Officially, a knighting is called an ‘accolade’ or a ‘dubbing’, hence the term “I dub thee…”. It was performed in the following manner:
The king or lord, having decided the squire was indeed ready for knighting, would arrange a time and place for the knighting ceremony. The night before the big day, the squire would dress in clean, white and red robes and clothes. He would pray and fast throughout the night, purifying his soul for the next great moment in his life. While this was going on, a priest would bless the sword which the squire was to recieve and then lay it down on an altar, ready for the ceremony.
In the early morning, before dawn, the squire would bathe, making sure he was thoroughly clean. He then put on his best clothes, attended confession with a priest, had breakfast, and then headed off to the place where the ceremony was to take place. By now, it would be dawn.
Just like a graduation ceremony from university today, this was a big event. It wasn’t just the knight, the king and a flock of peasants. It was everyone. The squire’s family, his best friends, the wealthy and the powerful and the respected families and personages…anyone who was anyone, would show up for the big day, to watch this historic event.
When everyone was assembled, the ceremony took place. The squire would kneel in front of his liege lord, or his king (again, depending on who was available), and the person in charge would raise the sword (placed on the altar earlier that day) and he would do the motions which we’re all familiar with.
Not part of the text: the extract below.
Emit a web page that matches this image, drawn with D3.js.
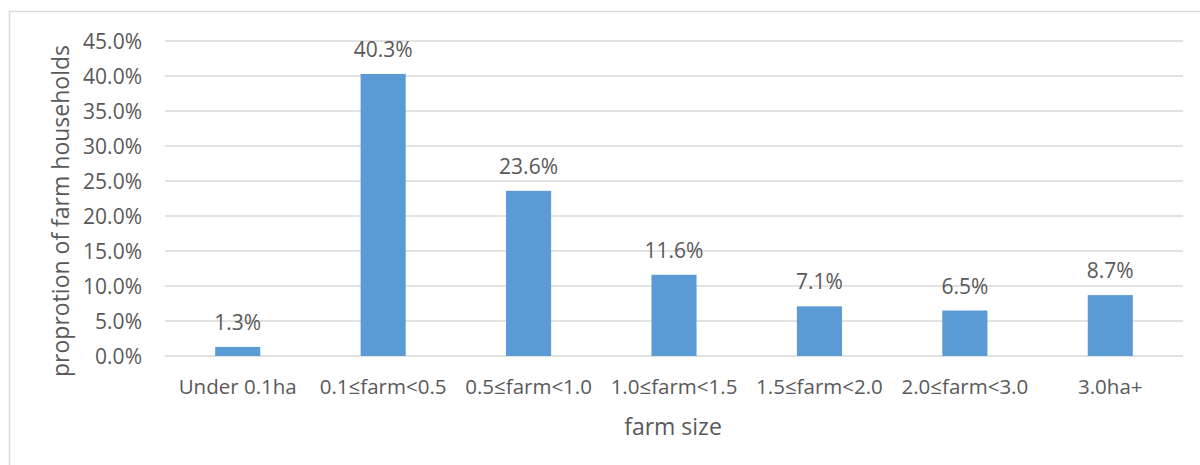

He would tap the flat of the sword-blade on one shoulder, and then on the other, while saying something along the lines of: “For services rendered, I dub thee, Sir James Ryan…”. In older times, the lord or king might actually strike the squire with the sword, but somewhere along the way, it was decided that this was a bit dangerous, so it was replaced with the gentle shoulder-taps which we recognise today. This over with, the squire was officially proclaimed a knight and what followed would be a night of food, wine and making merry, into the small hours of the next day.